Pucok Krueng, 31 Agustus 2008. Lalu-lalang kenderaan hilir mudik di sepanjang jalan, cekikin anak-anak kecil setelah mencicipi kuah lezat ibunya tersenyum di depan pintu rumah. Huiiihhhh….hari Meugang bro!. Aroma wewangian berhembus di sela-sela deru ban mencengkeram jalan berbatu tak menghalangi para pesepeda mengayuh sepedanya menyeruak belantara Mata Ie yang rimbun namun hangat pagi itu. Sesekali melihat jam, merapal titik keringat membasahi ubun-ubun dan pangkal lengan serta menghitung tanjakan dan menyelisik awal turunan panjang merupakan bonus dan medali mahal, harus di nikmati.
Satu jam berlalu, tiba jua di persimpangan Kampung Naga, kecamatan Lhoknga, Aceh Besar. Namun naas, Rudi, 31 tahun harus merawat sepeda kesayangannya akibat kecepatan laju di atas bebatuan menyebabkan ‘as’ belakang harus dikencangin. Tegukan air terakhir dari botol mampu menghela dahaga keluar dari kerongkongan dan kembali memulai mengayuh melibas jalanan becek.
Gemerincing air bersiul-siul diantara dedaunan pinggir jalan membuat sejumlah pesepeda menambah kecepatan, terbayang dinginnya air dari mata air Pucok Krueng mampu meruntuhkan kelelahan yang mendera sepanjang perjalanan. Husssssss…..pemandangan itu akhirnya ada didepan mata, Romi,30 tahun tanpa pikir panjang menyandarkan sepeda kesayangannya dan langsung menyeburkan diri ke kawah hijau. Bruurrrr…’dingin banget’ ujarnya cekikikan karena lupa melepas sarung tangan.
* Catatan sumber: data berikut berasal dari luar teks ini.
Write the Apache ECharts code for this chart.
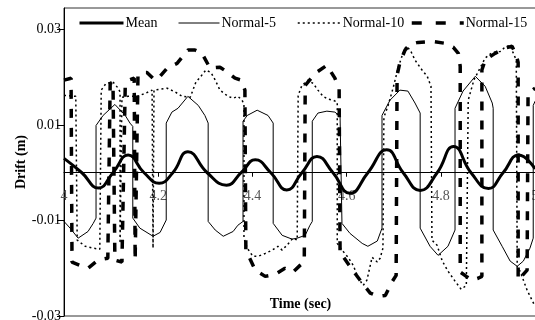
<!DOCTYPE html>
<html>
<head>
<meta charset="utf-8">
<script src="https://cdn.jsdelivr.net/npm/echarts@6/dist/echarts.min.js"></script>
<style>
  html, body { margin: 0; padding: 0; background: #fff; }
  #chart { width: 535px; height: 320px; }
</style>
</head>
<body>
<div id="chart"></div>
<script>
  // [time (sec), drift (m)]
  const meanPts = [
    [4.000, 0.0030], [4.038, 0], [4.073, -0.0032], [4.104, 0], [4.136, 0.0037], [4.170, 0],
    [4.202, -0.0022], [4.231, 0], [4.263, 0.0044], [4.304, 0], [4.345, -0.0026], [4.376, 0],
    [4.406, 0.0027], [4.439, 0], [4.473, -0.0036], [4.505, 0], [4.537, 0.0034], [4.571, 0],
    [4.607, -0.0043], [4.645, 0], [4.685, 0.0048], [4.720, 0], [4.756, -0.0037], [4.792, 0],
    [4.827, 0.0055], [4.864, 0], [4.901, -0.0033], [4.932, 0], [4.965, 0.0037], [5.000, 0.0008]
  ];
  const normal5Pts = [
    [4.000, -0.0102], [4.013, -0.0116], [4.030, -0.0137], [4.051, -0.0123], [4.062, -0.0106], [4.068, -0.0095],
    [4.068, 0.0099], [4.083, 0.0120], [4.108, 0.0143], [4.130, 0.0120], [4.140, 0.0104], [4.146, 0.0097],
    [4.146, -0.0095], [4.161, -0.0116], [4.189, -0.0133], [4.204, -0.0125], [4.217, -0.0099],
    [4.217, 0.0104], [4.229, 0.0127], [4.242, 0.0135], [4.263, 0.0160], [4.285, 0.0141], [4.299, 0.0120], [4.306, 0.0104],
    [4.306, -0.0102], [4.321, -0.0120], [4.338, -0.0133], [4.359, -0.0123], [4.369, -0.0110], [4.380, -0.0102],
    [4.380, 0.0108], [4.389, 0.0120], [4.410, 0.0131], [4.433, 0.0120], [4.444, 0.0104],
    [4.444, -0.0106], [4.463, -0.0131], [4.484, -0.0139], [4.495, -0.0137], [4.512, -0.0131], [4.522, -0.0110], [4.527, -0.0102],
    [4.527, 0.0108], [4.539, 0.0125], [4.558, 0.0129], [4.575, 0.0127], [4.586, 0.0118], [4.590, 0.0114],
    [4.590, -0.0106], [4.607, -0.0127], [4.633, -0.0148], [4.645, -0.0154], [4.665, -0.0143], [4.675, -0.0116],
    [4.675, 0.0120], [4.692, 0.0152], [4.713, 0.0173], [4.730, 0.0171], [4.745, 0.0146], [4.756, 0.0125],
    [4.756, -0.0116], [4.777, -0.0154], [4.794, -0.0173], [4.815, -0.0154], [4.830, -0.0120],
    [4.830, 0.0135], [4.847, 0.0171], [4.873, 0.0202], [4.894, 0.0181], [4.909, 0.0146], [4.911, 0.0135],
    [4.911, -0.0120], [4.930, -0.0154], [4.947, -0.0185], [4.962, -0.0196], [4.975, -0.0185], [4.989, -0.0158], [4.996, -0.0137],
    [4.996, 0.0141], [5.000, 0.0150]
  ];
  const normal10Pts = [
    [4.000, 0.0162], [4.025, 0.0160], [4.028, -0.0141], [4.045, -0.0154], [4.062, -0.0158], [4.076, -0.0160],
    [4.079, 0.0173], [4.089, 0.0187], [4.104, 0.0190], [4.115, 0.0177], [4.119, 0.0169],
    [4.119, -0.0148], [4.123, -0.0152], [4.123, 0.0158], [4.136, 0.0160], [4.155, 0.0160], [4.172, 0.0166], [4.187, 0.0173],
    [4.189, -0.0158], [4.191, 0.0173], [4.204, 0.0175], [4.219, 0.0177], [4.236, 0.0169], [4.251, 0.0160], [4.268, 0.0158],
    [4.280, 0.0190], [4.289, 0.0200], [4.301, 0.0215], [4.312, 0.0210], [4.321, 0.0194], [4.331, 0.0173], [4.348, 0.0160],
    [4.359, 0.0156], [4.369, 0.0160], [4.378, 0.0152], [4.382, 0.0143],
    [4.382, -0.0137], [4.389, -0.0158], [4.401, -0.0175], [4.412, -0.0175], [4.427, -0.0169], [4.442, -0.0162],
    [4.454, -0.0154], [4.463, -0.0162], [4.473, -0.0152], [4.486, -0.0137], [4.495, -0.0141],
    [4.497, 0.0162], [4.505, 0.0183], [4.518, 0.0194], [4.529, 0.0187], [4.539, 0.0173], [4.550, 0.0160],
    [4.561, 0.0154], [4.571, 0.0152], [4.580, 0.0148],
    [4.580, -0.0148], [4.590, -0.0162], [4.603, -0.0177], [4.614, -0.0194], [4.624, -0.0219], [4.635, -0.0236],
    [4.643, -0.0225], [4.654, -0.0177], [4.665, -0.0187], [4.671, -0.0179], [4.677, -0.0158],
    [4.679, 0.0116], [4.688, 0.0141], [4.699, 0.0179], [4.709, 0.0219], [4.718, 0.0246], [4.726, 0.0265],
    [4.735, 0.0257], [4.745, 0.0236], [4.760, 0.0215], [4.771, 0.0202], [4.779, 0.0181],
    [4.781, -0.0141], [4.792, -0.0152], [4.803, -0.0185], [4.815, -0.0206], [4.830, -0.0227], [4.843, -0.0244], [4.854, -0.0236],
    [4.858, 0.0152], [4.870, 0.0194], [4.883, 0.0219], [4.894, 0.0240], [4.909, 0.0252], [4.926, 0.0254],
    [4.936, 0.0263], [4.947, 0.0267], [4.953, 0.0252], [4.960, 0.0236],
    [4.962, -0.0200], [4.968, -0.0206], [4.983, -0.0246], [5.000, -0.0280]
  ];
  const normal15Pts = [
    [4.000, 0.0194], [4.015, 0.0198], [4.017, -0.0187], [4.034, -0.0194], [4.051, -0.0200], [4.072, -0.0183], [4.093, -0.0179],
    [4.098, 0.0187], [4.104, 0.0190], [4.108, -0.0183], [4.123, -0.0187], [4.130, 0.0183], [4.138, 0.0194], [4.149, 0.0198],
    [4.151, -0.0183], [4.155, -0.0183], [4.157, 0.0204], [4.165, 0.0210], [4.176, 0.0210], [4.193, 0.0194], [4.204, 0.0202],
    [4.219, 0.0219], [4.240, 0.0229], [4.263, 0.0257], [4.278, 0.0257], [4.293, 0.0250], [4.310, 0.0219], [4.331, 0.0221],
    [4.348, 0.0210], [4.363, 0.0198], [4.376, 0.0194], [4.384, 0.0173],
    [4.386, -0.0162], [4.406, -0.0204], [4.427, -0.0217], [4.448, -0.0213], [4.469, -0.0200], [4.486, -0.0208],
    [4.501, -0.0194], [4.510, -0.0187],
    [4.512, 0.0183], [4.533, 0.0208], [4.558, 0.0225], [4.575, 0.0198], [4.584, 0.0177],
    [4.586, -0.0173], [4.592, -0.0175], [4.614, -0.0206], [4.633, -0.0231], [4.650, -0.0252], [4.667, -0.0259],
    [4.682, -0.0257], [4.696, -0.0229], [4.705, -0.0215],
    [4.707, 0.0204], [4.713, 0.0231], [4.724, 0.0257], [4.735, 0.0269], [4.752, 0.0273], [4.781, 0.0275],
    [4.809, 0.0271], [4.826, 0.0263], [4.837, 0.0250], [4.841, 0.0223],
    [4.841, -0.0208], [4.854, -0.0217], [4.866, -0.0225], [4.879, -0.0221], [4.887, -0.0217],
    [4.887, 0.0215], [4.894, 0.0236], [4.915, 0.0250], [4.936, 0.0261], [4.951, 0.0265], [4.960, 0.0246], [4.964, 0.0231],
    [4.964, -0.0225], [4.983, -0.0204], [4.985, 0.0166], [5.000, 0.0177]
  ];
  const yTicks = [-0.03, -0.01, 0.01, 0.03];

  const chart = echarts.init(document.getElementById('chart'));
  const font = 'Liberation Serif';

  const yMin = -0.03, yMax = 0.0345;
  const gridTop = 8, gridBottom = 4, chartH = 320;
  const plotH = chartH - gridTop - gridBottom;
  // lift the time axis up onto the zero line
  const zeroOffset = -plotH * (0 - yMin) / (yMax - yMin);

  function legendAt(name, left, w, lw, type) {
    return {
      data: [name],
      left: left,
      top: 16,
      padding: 0,
      itemWidth: w,
      itemHeight: 14,
      selectedMode: false,
      itemStyle: { opacity: 0 },
      lineStyle: { width: lw, type: type, color: '#000' },
      textStyle: { fontFamily: font, fontSize: 14, color: '#000', padding: [0, 0, 0, -3] }
    };
  }

  function lineSeries(name, data, width, type, extra) {
    return Object.assign({
      name: name,
      type: 'line',
      data: data,
      symbol: 'none',
      showSymbol: false,
      animation: false,
      lineStyle: { color: '#000', width: width, type: type },
      itemStyle: { color: '#000' }
    }, extra || {});
  }

  const option = {
    animation: false,
    grid: {
      show: true,
      left: 64,
      right: -2,
      top: gridTop,
      bottom: gridBottom,
      outerBoundsMode: 'none',
      containLabel: false,
      borderColor: '#333',
      borderWidth: 1,
      backgroundColor: 'transparent'
    },
    legend: [
      legendAt('Mean', 78, 44, 3, 'solid'),
      legendAt('Normal-5', 178, 41, 1, 'solid'),
      legendAt('Normal-10', 297, 43, 1.5, [2, 3]),
      legendAt('Normal-15', 410, 52, 3.5, [10, 14])
    ],
    xAxis: {
      type: 'value',
      min: 4,
      max: 5.004,
      interval: 0.2,
      offset: zeroOffset,
      name: 'Time (sec)',
      nameLocation: 'middle',
      nameGap: 125,
      nameMoveOverlap: false,
      nameTextStyle: { fontFamily: font, fontSize: 14, fontWeight: 'bold', color: '#000' },
      axisLine: { onZero: false, lineStyle: { color: '#000', width: 1 } },
      axisTick: { length: 4, lineStyle: { color: '#000' } },
      axisLabel: { fontFamily: font, fontSize: 14, color: '#555', margin: 17, showMaxLabel: false },
      splitLine: { show: false }
    },
    yAxis: {
      type: 'value',
      min: yMin,
      max: yMax,
      name: 'Drift (m)',
      nameLocation: 'middle',
      nameGap: 36,
      nameMoveOverlap: false,
      nameTextStyle: { fontFamily: font, fontSize: 14, fontWeight: 'bold', color: '#000' },
      axisLine: { onZero: false, lineStyle: { color: '#000', width: 1 } },
      axisTick: { length: 7, customValues: yTicks, lineStyle: { color: '#000' } },
      axisLabel: { fontFamily: font, fontSize: 14, color: '#000', margin: 3, customValues: yTicks },
      splitLine: { show: false }
    },
    series: [
      lineSeries('Mean', meanPts, 3, 'solid', { smooth: 0.5, z: 5 }),
      lineSeries('Normal-5', normal5Pts, 1, 'solid', { z: 3 }),
      lineSeries('Normal-10', normal10Pts, 1.5, [2, 3], { z: 2 }),
      lineSeries('Normal-15', normal15Pts, 3.5, [9, 10], { z: 1 })
    ]
  };

  chart.setOption(option);
</script>
</body>
</html>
Hampir dua jam, canda-tawa pesepeda memecah keheningan bukit terjal berkawah air segar ini, tebing tinggi kokoh bak pembatas adalah idola para climbers untuk belajar dan melatih fisiknya itu tak bergeming. Melepas penat menyongsong bulan Ramadhan di esok hari dengan bersepeda memiliki sensasi tersendiri, selain melatih fisik dan ketahanan tubuh namun juga mendekatkan diri dengan Keagungan Sang Pencipta, Allah SWT. Minggu yang hangat menghantarkan pesepeda kembali ke rumah dan saling bertukar kata maaf dan melempar senyum “Selamat menjalankan ibadah puasa, kawan!”